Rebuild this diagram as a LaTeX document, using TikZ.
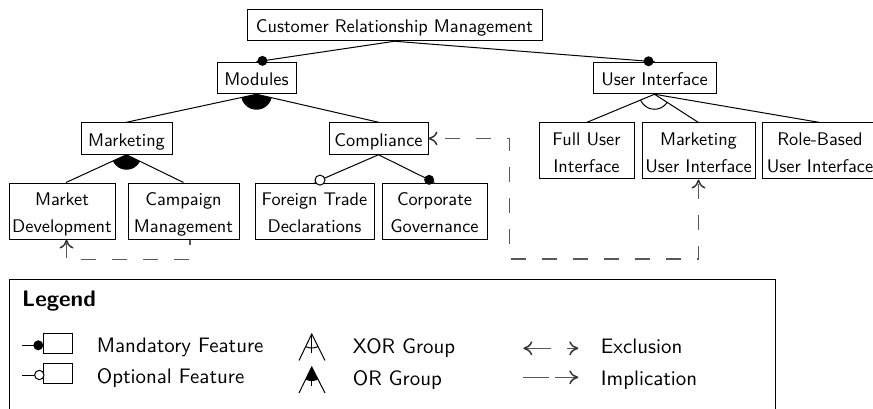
\documentclass[tikz,border=0pt]{standalone}
\usepackage{fontspec}
\newfontfamily\featfont{lmsans10-regular.otf}[BoldFont=lmsans10-bold.otf]
\usetikzlibrary{calc,arrows.meta}
% strut giving both lines of a two-line feature box a fixed height and depth
\newcommand\featstrut{\rule[-3.6pt]{0pt}{23.2pt}}
\newcommand\twoline[2]{\featstrut#1\\#2\featstrut}
\begin{document}
\begin{tikzpicture}[x=1pt,y=-1pt,
  feat/.style={draw, line width=1pt, inner sep=0pt, align=center,
    font=\featfont\fontsize{18.3}{26.6}\selectfont},
  one/.style={feat, minimum height=31.5pt, text height=16pt, text depth=0pt},
  two/.style={feat, minimum height=56pt},
  edge/.style={line width=1pt},
  mand/.style={fill=black},
  opt/.style={fill=white, draw=black, line width=1pt},
  dep/.style={draw=black!65, line width=1.5pt, dash pattern=on 15pt off 16pt},
  tip/.tip={To[length=9pt,width=14pt,color=black!80]},
  excl/.style={dep, tip-tip},
  impl/.style={dep, -tip},
  legtext/.style={font=\featfont\fontsize{20.9}{25}\selectfont, anchor=base west, inner sep=0pt},
  legtitle/.style={font=\featfont\bfseries\fontsize{22.5}{27}\selectfont, anchor=base west, inner sep=0pt},
  legbox/.style={draw, line width=1pt, minimum width=29.4pt, minimum height=20pt, inner sep=0pt}]
\useasboundingbox (0,0) rectangle (873,409);

% feature tree
\node[one, minimum width=295pt] (crm) at (394.5,25) {Customer Relationship Management};
\node[one, minimum width=79pt]  (mod) at (256.5,78) {Modules};
\node[one, minimum width=123pt] (ui)  at (654.5,78) {User Interface};
\node[one, minimum width=91pt]  (mkt) at (126.5,138.5) {Marketing};
\node[one, minimum width=99pt]  (comp) at (378.5,138.5) {Compliance};
\node[two, minimum width=95pt]  (full) at (586.5,151) {\twoline{Full User}{Interface}};
\node[two, minimum width=113pt] (mui) at (698.5,151) {\twoline{Marketing}{User Interface}};
\node[two, minimum width=116pt] (rb)  at (820,151) {\twoline{Role-Based}{User Interface}};
\node[two, minimum width=106pt] (md)  at (62,211) {\twoline{Market}{Development}};
\node[two, minimum width=111pt] (cm)  at (183.5,211) {\twoline{Campaign}{Management}};
\node[two, minimum width=119pt] (ft)  at (314.5,211) {\twoline{Foreign Trade}{Declarations}};
\node[two, minimum width=105pt] (cg)  at (434.5,211) {\twoline{Corporate}{Governance}};

\coordinate (mdtop) at ($(md.north)+(4,0)$);
\coordinate (mdbot) at ($(md.south)+(4.5,0)$);
\coordinate (cmbot) at ($(cm.south)+(6.5,0)$);

\draw[edge] (crm.south) -- (mod.north);
\draw[edge] (crm.south) -- (ui.north);
\draw[edge] (mod.south) -- (mkt.north);
\draw[edge] (mod.south) -- (comp.north);
\draw[edge] (mkt.south) -- (mdtop);
\draw[edge] (mkt.south) -- (cm.north);
\draw[edge] (comp.south) -- (ft.north);
\draw[edge] (comp.south) -- (cg.north);
\draw[edge] (ui.south) -- (full.north);
\draw[edge] (ui.south) -- (mui.north);
\draw[edge] (ui.south) -- (rb.north);

% mandatory / optional markers
\fill[mand] ($(mod.north)!6pt!(crm.south)$) circle (5pt);
\fill[mand] ($(ui.north)!6pt!(crm.south)$) circle (5pt);
\draw[opt]  ($(ft.north)!6pt!(comp.south)$) circle (5pt);
\fill[mand] ($(cg.north)!6pt!(comp.south)$) circle (5pt);

% group arcs
\begin{scope}
  \clip (mod.south) -- (mkt.north) -- (comp.north) -- cycle;
  \fill (mod.south) circle (15.5pt);
\end{scope}
\begin{scope}
  \clip (mkt.south) -- (mdtop) -- (cm.north) -- cycle;
  \fill (mkt.south) circle (15pt);
\end{scope}
\begin{scope}
  \clip (ui.south) -- (full.north) -- (mui.north) -- cycle;
  \draw[edge] (ui.south) circle (15pt);
\end{scope}

% cross-tree constraints
\coordinate (exbend) at (509.5,259);
\draw[excl, dash phase=16pt] (comp.east) -| (exbend) -| (mui.south);
\draw[impl, dash phase=10pt] (cmbot) -- ++(0,20) -| (mdbot);

% legend
\node[draw, line width=1.3pt, minimum width=766pt, minimum height=150pt,
      anchor=north west, inner sep=0pt] (legend) at (9,279) {};
\node[legtitle] (lt) at (22,306) {Legend};

\node[legbox] (lmb) at (58,343.3) {};
\coordinate (lms) at (22,345.3);
\coordinate (lmc) at (38.3,345.3);
\draw[edge] (lms) -- (lmc);
\fill[mand] (lmc) circle (5pt);
\node[legtext] (lmt) at (96.7,352) {Mandatory Feature};

\node[legbox] (lob) at (58,373.3) {};
\coordinate (los) at (22,375);
\coordinate (loc) at (39.3,375);
\draw[edge] (los) -- (loc);
\draw[opt] (loc) circle (4.7pt);
\node[legtext] (lot) at (96.7,383.5) {Optional Feature};

\coordinate (xa) at (311.7,334);
\coordinate (xl) at (299,360.5);
\coordinate (xr) at (325,360.5);
\coordinate (xm) at (311.7,353);
\draw[edge] (xl) -- (xa) -- (xr);
\draw[edge] (xa) -- (xm);
\begin{scope}
  \clip (xa) -- (xl) -- (xr) -- cycle;
  \draw[edge] (xa) circle (14pt);
\end{scope}
\node[legtext] (lxt) at (352.7,353) {XOR Group};

\coordinate (oa) at (311.7,367);
\coordinate (ol) at (299,393);
\coordinate (or) at (325,393);
\coordinate (om) at (311.7,386);
\begin{scope}
  \clip (oa) -- (ol) -- (or) -- cycle;
  \fill (oa) circle (14pt);
\end{scope}
\draw[edge] (ol) -- (oa) -- (or);
\draw[edge] (oa) -- (om);
\node[legtext] (lort) at (352.7,385) {OR Group};

\coordinate (ea) at (523.3,348.3);
\coordinate (eb) at (578.3,348.3);
\draw[dep, tip-tip, dash pattern=on 26pt off 16pt] (ea) -- (eb);
\node[legtext] (let) at (600.7,353.3) {Exclusion};

\coordinate (ia) at (523.3,377.3);
\coordinate (ib) at (578.3,377.3);
\draw[dep, -tip, dash pattern=on 26pt off 6pt] (ia) -- (ib);
\node[legtext] (lit) at (600.7,385) {Implication};
\end{tikzpicture}
\end{document}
§ §
■ TASK PROMPT: Your task is to repeat the data above exactly while excluding the pictures.

■ CORRECT RESULT:
Rebuild this diagram as a LaTeX document, using TikZ.
\documentclass[tikz,border=0pt]{standalone}
\usepackage{fontspec}
\newfontfamily\featfont{lmsans10-regular.otf}[BoldFont=lmsans10-bold.otf]
\usetikzlibrary{calc,arrows.meta}
% strut giving both lines of a two-line feature box a fixed height and depth
\newcommand\featstrut{\rule[-3.6pt]{0pt}{23.2pt}}
\newcommand\twoline[2]{\featstrut#1\\#2\featstrut}
\begin{document}
\begin{tikzpicture}[x=1pt,y=-1pt,
  feat/.style={draw, line width=1pt, inner sep=0pt, align=center,
    font=\featfont\fontsize{18.3}{26.6}\selectfont},
  one/.style={feat, minimum height=31.5pt, text height=16pt, text depth=0pt},
  two/.style={feat, minimum height=56pt},
  edge/.style={line width=1pt},
  mand/.style={fill=black},
  opt/.style={fill=white, draw=black, line width=1pt},
  dep/.style={draw=black!65, line width=1.5pt, dash pattern=on 15pt off 16pt},
  tip/.tip={To[length=9pt,width=14pt,color=black!80]},
  excl/.style={dep, tip-tip},
  impl/.style={dep, -tip},
  legtext/.style={font=\featfont\fontsize{20.9}{25}\selectfont, anchor=base west, inner sep=0pt},
  legtitle/.style={font=\featfont\bfseries\fontsize{22.5}{27}\selectfont, anchor=base west, inner sep=0pt},
  legbox/.style={draw, line width=1pt, minimum width=29.4pt, minimum height=20pt, inner sep=0pt}]
\useasboundingbox (0,0) rectangle (873,409);

% feature tree
\node[one, minimum width=295pt] (crm) at (394.5,25) {Customer Relationship Management};
\node[one, minimum width=79pt]  (mod) at (256.5,78) {Modules};
\node[one, minimum width=123pt] (ui)  at (654.5,78) {User Interface};
\node[one, minimum width=91pt]  (mkt) at (126.5,138.5) {Marketing};
\node[one, minimum width=99pt]  (comp) at (378.5,138.5) {Compliance};
\node[two, minimum width=95pt]  (full) at (586.5,151) {\twoline{Full User}{Interface}};
\node[two, minimum width=113pt] (mui) at (698.5,151) {\twoline{Marketing}{User Interface}};
\node[two, minimum width=116pt] (rb)  at (820,151) {\twoline{Role-Based}{User Interface}};
\node[two, minimum width=106pt] (md)  at (62,211) {\twoline{Market}{Development}};
\node[two, minimum width=111pt] (cm)  at (183.5,211) {\twoline{Campaign}{Management}};
\node[two, minimum width=119pt] (ft)  at (314.5,211) {\twoline{Foreign Trade}{Declarations}};
\node[two, minimum width=105pt] (cg)  at (434.5,211) {\twoline{Corporate}{Governance}};

\coordinate (mdtop) at ($(md.north)+(4,0)$);
\coordinate (mdbot) at ($(md.south)+(4.5,0)$);
\coordinate (cmbot) at ($(cm.south)+(6.5,0)$);

\draw[edge] (crm.south) -- (mod.north);
\draw[edge] (crm.south) -- (ui.north);
\draw[edge] (mod.south) -- (mkt.north);
\draw[edge] (mod.south) -- (comp.north);
\draw[edge] (mkt.south) -- (mdtop);
\draw[edge] (mkt.south) -- (cm.north);
\draw[edge] (comp.south) -- (ft.north);
\draw[edge] (comp.south) -- (cg.north);
\draw[edge] (ui.south) -- (full.north);
\draw[edge] (ui.south) -- (mui.north);
\draw[edge] (ui.south) -- (rb.north);

% mandatory / optional markers
\fill[mand] ($(mod.north)!6pt!(crm.south)$) circle (5pt);
\fill[mand] ($(ui.north)!6pt!(crm.south)$) circle (5pt);
\draw[opt]  ($(ft.north)!6pt!(comp.south)$) circle (5pt);
\fill[mand] ($(cg.north)!6pt!(comp.south)$) circle (5pt);

% group arcs
\begin{scope}
  \clip (mod.south) -- (mkt.north) -- (comp.north) -- cycle;
  \fill (mod.south) circle (15.5pt);
\end{scope}
\begin{scope}
  \clip (mkt.south) -- (mdtop) -- (cm.north) -- cycle;
  \fill (mkt.south) circle (15pt);
\end{scope}
\begin{scope}
  \clip (ui.south) -- (full.north) -- (mui.north) -- cycle;
  \draw[edge] (ui.south) circle (15pt);
\end{scope}

% cross-tree constraints
\coordinate (exbend) at (509.5,259);
\draw[excl, dash phase=16pt] (comp.east) -| (exbend) -| (mui.south);
\draw[impl, dash phase=10pt] (cmbot) -- ++(0,20) -| (mdbot);

% legend
\node[draw, line width=1.3pt, minimum width=766pt, minimum height=150pt,
      anchor=north west, inner sep=0pt] (legend) at (9,279) {};
\node[legtitle] (lt) at (22,306) {Legend};

\node[legbox] (lmb) at (58,343.3) {};
\coordinate (lms) at (22,345.3);
\coordinate (lmc) at (38.3,345.3);
\draw[edge] (lms) -- (lmc);
\fill[mand] (lmc) circle (5pt);
\node[legtext] (lmt) at (96.7,352) {Mandatory Feature};

\node[legbox] (lob) at (58,373.3) {};
\coordinate (los) at (22,375);
\coordinate (loc) at (39.3,375);
\draw[edge] (los) -- (loc);
\draw[opt] (loc) circle (4.7pt);
\node[legtext] (lot) at (96.7,383.5) {Optional Feature};

\coordinate (xa) at (311.7,334);
\coordinate (xl) at (299,360.5);
\coordinate (xr) at (325,360.5);
\coordinate (xm) at (311.7,353);
\draw[edge] (xl) -- (xa) -- (xr);
\draw[edge] (xa) -- (xm);
\begin{scope}
  \clip (xa) -- (xl) -- (xr) -- cycle;
  \draw[edge] (xa) circle (14pt);
\end{scope}
\node[legtext] (lxt) at (352.7,353) {XOR Group};

\coordinate (oa) at (311.7,367);
\coordinate (ol) at (299,393);
\coordinate (or) at (325,393);
\coordinate (om) at (311.7,386);
\begin{scope}
  \clip (oa) -- (ol) -- (or) -- cycle;
  \fill (oa) circle (14pt);
\end{scope}
\draw[edge] (ol) -- (oa) -- (or);
\draw[edge] (oa) -- (om);
\node[legtext] (lort) at (352.7,385) {OR Group};

\coordinate (ea) at (523.3,348.3);
\coordinate (eb) at (578.3,348.3);
\draw[dep, tip-tip, dash pattern=on 26pt off 16pt] (ea) -- (eb);
\node[legtext] (let) at (600.7,353.3) {Exclusion};

\coordinate (ia) at (523.3,377.3);
\coordinate (ib) at (578.3,377.3);
\draw[dep, -tip, dash pattern=on 26pt off 6pt] (ia) -- (ib);
\node[legtext] (lit) at (600.7,385) {Implication};
\end{tikzpicture}
\end{document}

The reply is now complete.